Dyonne Bergeron, assistant vice chancellor for the Center for Inclusion and Social Change, collaborated with members of the CU 101 working group over the summer to develop an antiracism module for first-year students this semester. Bergeron convened student focus groups to assess the module’s effectiveness to ensure the course content resonated with students, and the content is now available to all first-year students as part of Fall Welcome.
Action No. 7: Continue engagement between CU Police Department, CUSG, Graduate and Professional Student Government (formerly United Government of Graduate Students) and student organizations of color to improve mutual understanding and law enforcement transparency and accountability to the campus.
CUPD Police Chief Doreen Jokerst continues to work to strengthen bonds between her department and the campus and city communities. She is doing so by meeting with student government and BIPOC student leaders and other campus constituents, as well as Boulder Police Chief Maris Herold and other city leaders. As CUPD works to become a national model for university policing, community engagement will become an even bigger part of the department’s efforts to build trust and increase accountability and transparency.
Action No. 8: Form the Council for Community and Inclusion recommended in the IDEA Plan and begin implementation of the IDEA Plan.

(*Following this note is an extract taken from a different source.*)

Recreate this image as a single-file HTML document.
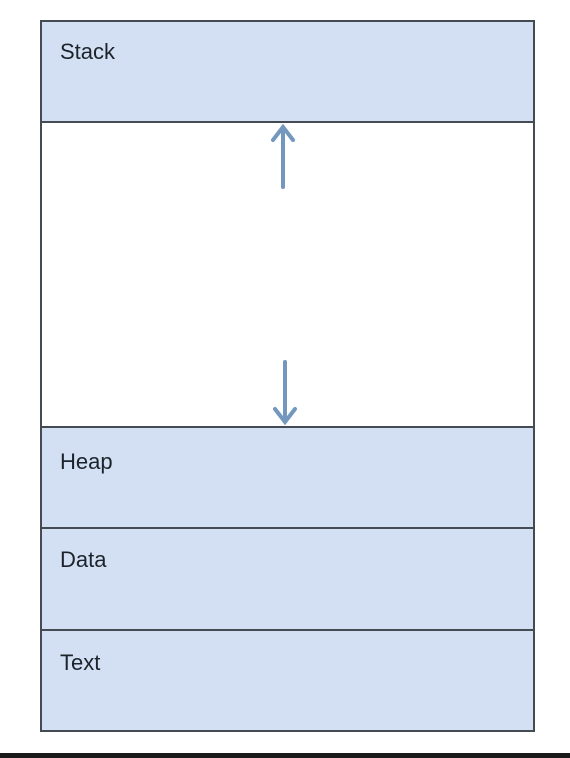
<!DOCTYPE html>
<html><head><style>
html,body{margin:0;padding:0;background:#fff;width:570px;height:758px;overflow:hidden;position:relative;font-family:"Liberation Sans",sans-serif;}
</style></head><body>
<svg style="position:absolute;left:0;top:0" width="570" height="758">
<rect x="41" y="21" width="493" height="101" fill="#d3e0f3"/>
<rect x="41" y="427" width="493" height="304" fill="#d3e0f3"/>
<g stroke="#444b52" stroke-width="2">
<rect x="41" y="21" width="493" height="710" fill="none"/>
<line x1="41" y1="122" x2="534" y2="122"/>
<line x1="41" y1="427" x2="534" y2="427"/>
<line x1="41" y1="528" x2="534" y2="528"/>
<line x1="41" y1="630" x2="534" y2="630"/>
</g>
<g font-family="Liberation Sans, sans-serif" font-size="22" fill="#1c232b">
<text x="60" y="59">Stack</text>
<text x="60" y="469">Heap</text>
<text x="60" y="567">Data</text>
<text x="60" y="670">Text</text>
</g>
<g stroke="#7397bd" stroke-width="4" fill="none" stroke-linecap="round">
<line x1="283" y1="128" x2="283" y2="187"/>
<polyline points="273,140 283,127 293,140"/>
<line x1="285" y1="362" x2="285" y2="421"/>
<polyline points="275,409 285,422 295,409"/>
</g>
<rect x="0" y="753" width="570" height="5" fill="#1a1a1a"/>
</svg>
</body></html>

The chancellor’s final call to action refers to the Inclusion, Diversity and Excellence in Academics (IDEA) Plan, which underpins all of the previous actions and will carry the campus forward in our commitment to diversity, equity and inclusion. The Council for Community and Inclusion, which will oversee its implementation, will serve as an advisory body to prioritize institutional strategy and assess and report on progress.